# Adiabatic waveforms for extreme mass-ratio inspirals via multivoice decomposition in time and frequency

Before we get to our new paper, our previous letter was published today in Physical Review Letters. In the letter we demonstrated a method to rapidly compute fully relativistic EMRI waveforms. As part of that work we created the Fast EMRI Waveforms (FEW). Since we put out the letter the framework has been extended to have a generic waveform interface. With this new interface you can now access generic Kerr kludge waveforms computed using the Augmented Analytic Kludge (AAK). Via the generic interface you can also calculate our fast, fully relativistic Schwarzschild waveform in the detector frame. The plan is that the FEW framework will be used in future LISA Data Challenges (LDCs), and as such the older EMRI Kludge Suite is now discontinued.

Ok, on to our new paper out today. In this work we look at computing adiabatic waveforms for EMRIs in both the time and frequency domain. There are a few nice result in the paper but the main two are (i) direct calculation of EMRI waveforms in the frequency domain and (ii) the calculation of waveforms for generic inspirals into Kerr black hole. Let’s look at each of these.
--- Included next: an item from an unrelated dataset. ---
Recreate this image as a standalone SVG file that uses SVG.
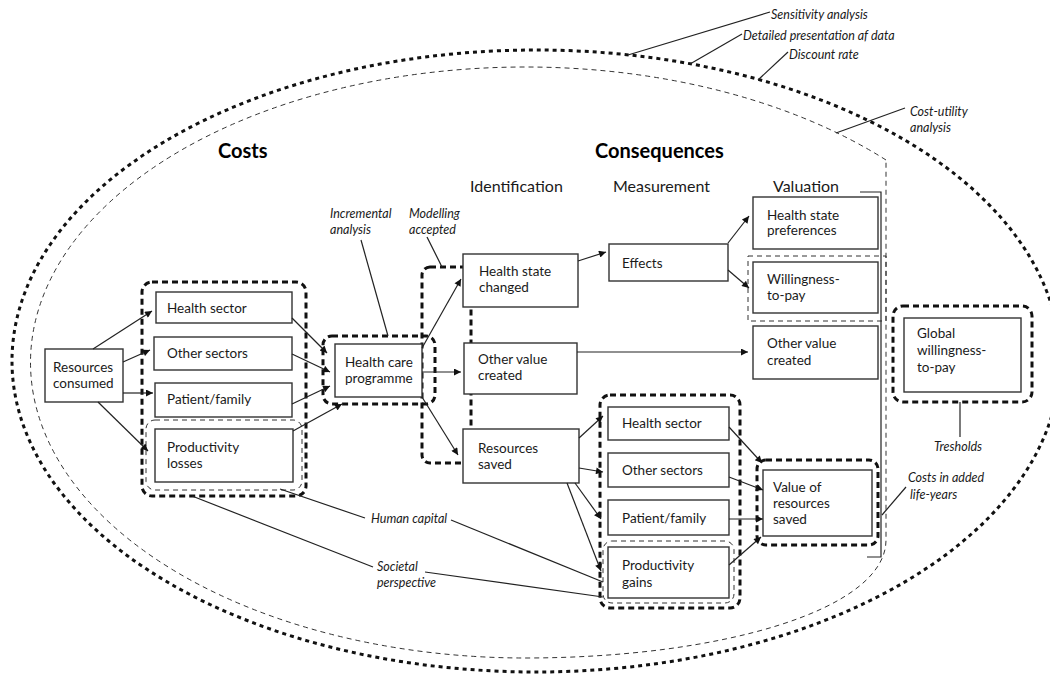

Frequency domain waveforms: Often we think of EMRI waveforms as a sum of many “voices”, where each voice corresponds to a particular multipolar and frequency mode of the radiation. Each voice has a simple chirping behaviour that is similar to the well known waveforms for quasi-circular binaries. If you like you can think of an EMRI waveform as being equivalent to thousands of simultaneous chirping binaries (with a precise phase and amplitude relation between them). There is one key difference though between the quasi-circular case and the voices of the EMRI: the latter can both chirp ($$\dot{f} >0$$) and backwards chirp ($$\dot{f} < 0$$). The figure below shows the amplitude (top panel) and frequency (bottom panel) of a voice for an eccentric, equatorial Kerr inspiral with $$a=0.9, p=12, e=0.7$$. In the bottom panel you can clearly see that $$\dot{f} = 0$$ near the end of the inspiral

Ok, so what? Well, as EMRIs evolve slowly we can appeal to the stationary phase approximation (SPA) to compute the Fourier transform of the waveform. Unfortunately the standard SPA breaks down when $$f=0$$ and so in this work we extended the SPA to handle this case. When then apply our ‘extended SPA’ to real EMRI data and compute the frequency-domain waveform. As a check on our calculation we compare the results with the Discrete Fourier Transform (DFT) of the equivalent time-domain waveform.

Generic inspirals into a Kerr black hole:  The second main result this paper is the calculation of waveforms (in both the time and frequency domain) for generic (eccentric and inclined) inspirals into a Kerr black hole. This involves computing the fluxes and mode amplitudes across a region of the 3D parameter space. From the fluxes we can compute the (phase space) inspiral and we can stitch the amplitudes together along this inspiral to compute the waveform in the time-domain, or frequency domain using the extended SPA discussed above. There are some additional phase corrections required in this calculation that have been discussed elsewhere but here we implement them for the first time. We verify our ‘stitched together’ waveforms against waveforms computed directly using a 2+1 time-domain Teukolsky code. The result is beautiful generic Kerr EMRI waveforms (as well as spherical and eccentric, equatorial orbits).

What Next?  The present work can calculate frequency domain and generic Kerr waveform (driven by adiabatic fluxes). Our next goal is to incorporate this work in to the Fast EMRI Waveforms (FEW) framework. There are some new challenges here: the parameter space is now 3D (rather than 2D as in Schwarzschild) and we need methods to rapidly compute or interpolation the spheroidal harmonics. Implementing extended SPA in an efficient way will also require some thought. These are tasks for another day.